— TASK BRIEF —
Quote every line as given.

— DATA EXTRACT —
§ §

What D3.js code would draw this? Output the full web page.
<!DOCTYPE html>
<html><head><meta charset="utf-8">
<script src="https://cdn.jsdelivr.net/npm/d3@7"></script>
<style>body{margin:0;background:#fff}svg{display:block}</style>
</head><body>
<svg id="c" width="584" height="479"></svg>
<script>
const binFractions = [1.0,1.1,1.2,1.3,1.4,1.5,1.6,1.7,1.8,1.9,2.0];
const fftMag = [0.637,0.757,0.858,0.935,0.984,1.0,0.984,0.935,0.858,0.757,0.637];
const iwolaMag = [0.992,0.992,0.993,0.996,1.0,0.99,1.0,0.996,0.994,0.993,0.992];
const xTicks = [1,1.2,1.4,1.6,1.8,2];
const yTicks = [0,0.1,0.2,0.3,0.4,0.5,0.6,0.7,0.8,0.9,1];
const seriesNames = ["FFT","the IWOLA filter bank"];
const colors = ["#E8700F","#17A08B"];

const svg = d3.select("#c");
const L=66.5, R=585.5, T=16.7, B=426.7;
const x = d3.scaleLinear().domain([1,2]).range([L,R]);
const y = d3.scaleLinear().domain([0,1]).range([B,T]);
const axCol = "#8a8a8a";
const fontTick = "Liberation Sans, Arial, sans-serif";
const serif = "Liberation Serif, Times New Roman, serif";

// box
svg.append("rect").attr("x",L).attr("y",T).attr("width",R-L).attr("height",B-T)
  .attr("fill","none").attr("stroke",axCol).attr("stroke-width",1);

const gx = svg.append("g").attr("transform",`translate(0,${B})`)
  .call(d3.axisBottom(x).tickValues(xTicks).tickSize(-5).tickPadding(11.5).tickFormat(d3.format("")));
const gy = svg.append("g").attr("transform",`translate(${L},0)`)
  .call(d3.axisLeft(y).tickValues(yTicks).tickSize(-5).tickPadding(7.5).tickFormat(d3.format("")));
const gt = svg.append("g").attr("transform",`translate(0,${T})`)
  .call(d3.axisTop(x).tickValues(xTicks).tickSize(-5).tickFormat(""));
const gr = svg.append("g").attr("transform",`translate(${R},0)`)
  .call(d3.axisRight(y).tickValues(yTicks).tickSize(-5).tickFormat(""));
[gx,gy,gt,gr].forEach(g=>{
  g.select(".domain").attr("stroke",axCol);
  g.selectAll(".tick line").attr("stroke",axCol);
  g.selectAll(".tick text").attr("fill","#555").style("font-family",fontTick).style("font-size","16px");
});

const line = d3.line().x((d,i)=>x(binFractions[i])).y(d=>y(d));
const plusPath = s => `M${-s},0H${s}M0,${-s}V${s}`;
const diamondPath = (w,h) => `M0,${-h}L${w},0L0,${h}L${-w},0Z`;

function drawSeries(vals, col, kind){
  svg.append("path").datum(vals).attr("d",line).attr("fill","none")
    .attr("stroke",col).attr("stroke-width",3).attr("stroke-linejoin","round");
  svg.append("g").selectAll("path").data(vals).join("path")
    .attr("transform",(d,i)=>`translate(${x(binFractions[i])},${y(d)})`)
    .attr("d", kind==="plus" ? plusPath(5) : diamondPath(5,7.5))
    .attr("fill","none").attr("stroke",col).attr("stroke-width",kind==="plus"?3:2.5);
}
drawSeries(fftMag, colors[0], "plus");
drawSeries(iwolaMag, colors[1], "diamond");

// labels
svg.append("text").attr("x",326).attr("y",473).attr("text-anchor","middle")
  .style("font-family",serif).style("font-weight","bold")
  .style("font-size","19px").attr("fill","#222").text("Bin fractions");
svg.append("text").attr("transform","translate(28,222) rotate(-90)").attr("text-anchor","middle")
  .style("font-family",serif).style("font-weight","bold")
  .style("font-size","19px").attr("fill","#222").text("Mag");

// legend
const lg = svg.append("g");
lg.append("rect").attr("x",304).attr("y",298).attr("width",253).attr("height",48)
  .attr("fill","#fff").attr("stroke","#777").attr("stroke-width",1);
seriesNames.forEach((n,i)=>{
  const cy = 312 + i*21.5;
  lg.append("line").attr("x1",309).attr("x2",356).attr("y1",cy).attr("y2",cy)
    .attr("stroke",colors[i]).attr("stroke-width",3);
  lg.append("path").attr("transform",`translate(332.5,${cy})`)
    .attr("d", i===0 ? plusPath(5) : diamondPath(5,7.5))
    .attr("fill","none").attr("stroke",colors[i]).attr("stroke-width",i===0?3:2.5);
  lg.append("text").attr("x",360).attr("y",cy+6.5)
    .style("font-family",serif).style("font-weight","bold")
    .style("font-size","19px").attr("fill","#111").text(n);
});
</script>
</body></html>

§ §

— ANSWER TO THIS EXERCISE —
What D3.js code would draw this? Output the full web page.
<!DOCTYPE html>
<html><head><meta charset="utf-8">
<script src="https://cdn.jsdelivr.net/npm/d3@7"></script>
<style>body{margin:0;background:#fff}svg{display:block}</style>
</head><body>
<svg id="c" width="584" height="479"></svg>
<script>
const binFractions = [1.0,1.1,1.2,1.3,1.4,1.5,1.6,1.7,1.8,1.9,2.0];
const fftMag = [0.637,0.757,0.858,0.935,0.984,1.0,0.984,0.935,0.858,0.757,0.637];
const iwolaMag = [0.992,0.992,0.993,0.996,1.0,0.99,1.0,0.996,0.994,0.993,0.992];
const xTicks = [1,1.2,1.4,1.6,1.8,2];
const yTicks = [0,0.1,0.2,0.3,0.4,0.5,0.6,0.7,0.8,0.9,1];
const seriesNames = ["FFT","the IWOLA filter bank"];
const colors = ["#E8700F","#17A08B"];

const svg = d3.select("#c");
const L=66.5, R=585.5, T=16.7, B=426.7;
const x = d3.scaleLinear().domain([1,2]).range([L,R]);
const y = d3.scaleLinear().domain([0,1]).range([B,T]);
const axCol = "#8a8a8a";
const fontTick = "Liberation Sans, Arial, sans-serif";
const serif = "Liberation Serif, Times New Roman, serif";

// box
svg.append("rect").attr("x",L).attr("y",T).attr("width",R-L).attr("height",B-T)
  .attr("fill","none").attr("stroke",axCol).attr("stroke-width",1);

const gx = svg.append("g").attr("transform",`translate(0,${B})`)
  .call(d3.axisBottom(x).tickValues(xTicks).tickSize(-5).tickPadding(11.5).tickFormat(d3.format("")));
const gy = svg.append("g").attr("transform",`translate(${L},0)`)
  .call(d3.axisLeft(y).tickValues(yTicks).tickSize(-5).tickPadding(7.5).tickFormat(d3.format("")));
const gt = svg.append("g").attr("transform",`translate(0,${T})`)
  .call(d3.axisTop(x).tickValues(xTicks).tickSize(-5).tickFormat(""));
const gr = svg.append("g").attr("transform",`translate(${R},0)`)
  .call(d3.axisRight(y).tickValues(yTicks).tickSize(-5).tickFormat(""));
[gx,gy,gt,gr].forEach(g=>{
  g.select(".domain").attr("stroke",axCol);
  g.selectAll(".tick line").attr("stroke",axCol);
  g.selectAll(".tick text").attr("fill","#555").style("font-family",fontTick).style("font-size","16px");
});

const line = d3.line().x((d,i)=>x(binFractions[i])).y(d=>y(d));
const plusPath = s => `M${-s},0H${s}M0,${-s}V${s}`;
const diamondPath = (w,h) => `M0,${-h}L${w},0L0,${h}L${-w},0Z`;

function drawSeries(vals, col, kind){
  svg.append("path").datum(vals).attr("d",line).attr("fill","none")
    .attr("stroke",col).attr("stroke-width",3).attr("stroke-linejoin","round");
  svg.append("g").selectAll("path").data(vals).join("path")
    .attr("transform",(d,i)=>`translate(${x(binFractions[i])},${y(d)})`)
    .attr("d", kind==="plus" ? plusPath(5) : diamondPath(5,7.5))
    .attr("fill","none").attr("stroke",col).attr("stroke-width",kind==="plus"?3:2.5);
}
drawSeries(fftMag, colors[0], "plus");
drawSeries(iwolaMag, colors[1], "diamond");

// labels
svg.append("text").attr("x",326).attr("y",473).attr("text-anchor","middle")
  .style("font-family",serif).style("font-weight","bold")
  .style("font-size","19px").attr("fill","#222").text("Bin fractions");
svg.append("text").attr("transform","translate(28,222) rotate(-90)").attr("text-anchor","middle")
  .style("font-family",serif).style("font-weight","bold")
  .style("font-size","19px").attr("fill","#222").text("Mag");

// legend
const lg = svg.append("g");
lg.append("rect").attr("x",304).attr("y",298).attr("width",253).attr("height",48)
  .attr("fill","#fff").attr("stroke","#777").attr("stroke-width",1);
seriesNames.forEach((n,i)=>{
  const cy = 312 + i*21.5;
  lg.append("line").attr("x1",309).attr("x2",356).attr("y1",cy).attr("y2",cy)
    .attr("stroke",colors[i]).attr("stroke-width",3);
  lg.append("path").attr("transform",`translate(332.5,${cy})`)
    .attr("d", i===0 ? plusPath(5) : diamondPath(5,7.5))
    .attr("fill","none").attr("stroke",colors[i]).attr("stroke-width",i===0?3:2.5);
  lg.append("text").attr("x",360).attr("y",cy+6.5)
    .style("font-family",serif).style("font-weight","bold")
    .style("font-size","19px").attr("fill","#111").text(n);
});
</script>
</body></html>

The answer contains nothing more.